Here are three insights to consider:
- Collectively, we have always been impact investors. Whether we know it or not, we have been shaping and transforming economies and ecosystems through our capital allocations for centuries. What we choose to finance – and what we don’t – has significant consequences for everyone. For instance, for decades we have been subsidizing oil and coal companies with hundreds of billions of dollars, while drastically underfunding renewable energy and conservation. As a result, we’re now scrambling to reverse environmental damage, create new sustainable industries, and assure that we have a dependable energy supply for our collective future.
- We can own the impact created by our portfolios. Impact investors are saying “yes” to actively directing their investment dollars toward social and environmental goals, and “no” to the negative impact their portfolios have on society. In applying their financial muscle to innovative opportunities and challenges, impact investors are finding solutions. Whatever their goals – poverty alleviation, sustainable agriculture, environmental solutions, economic diversity and inclusion, among many others – impact investors know they can incorporate sustainability and impact across the many asset classes that make up their portfolios.

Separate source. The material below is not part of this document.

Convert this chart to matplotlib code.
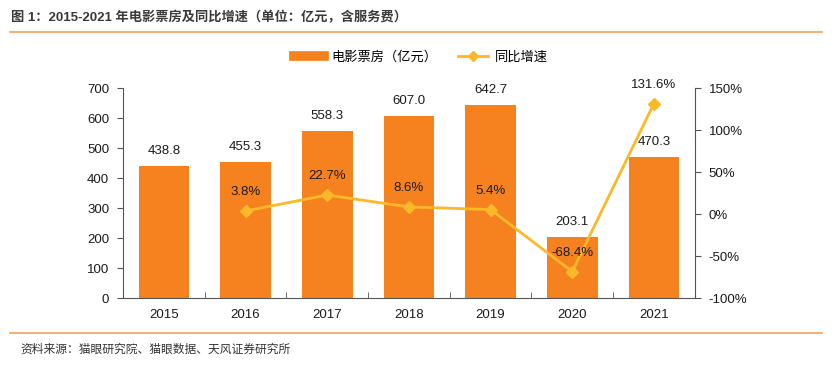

- Investing for impact does not mean sacrificing investment performance. For years, investors have been told that impact and sustainable investments underperform their peers, that investing for social benefits means lower financial returns. The data solidly refutes this assertion. For example, the MSCI KLD 400 Social Index, launched in May 1990, tracks companies with high ESG* ratings. The MSCI KLD 400 had a 9.95% annualized return over 20 years, slightly outperforming the S&P 500 Index, which had a 20 year annualized return of 9.78%. A second excellent data point is the Dow Jones Sustainability World Index, which tracks global companies in the top ten percent for ESG criteria.
As impact investing goes mainstream, it is upending the long-standing assumptions about “Passive” vs. “Active” investing. For some time now, the accepted wisdom of “Passive” investing has been to pick an asset allocation and populate it with low-cost, traditional index funds. Hand over the investing keys. Await returns.
“Active” impact investors, on the other hand, are not settling. Energized by embedding their values and passions into personalized portfolios, they expect multiple returns on their invested capital. Earning competitive financial returns is just the starting baseline. From there, it’s the additional benefits of investing for impact that are crucial: a healthy planet, thriving communities, diverse and inclusive workplaces.
Impact investors embrace a broad universe, including supporting micro-finance, shareholder-advocacy and community development. Impact investors are financing leading sustainable businesses and forward-thinking enterprises.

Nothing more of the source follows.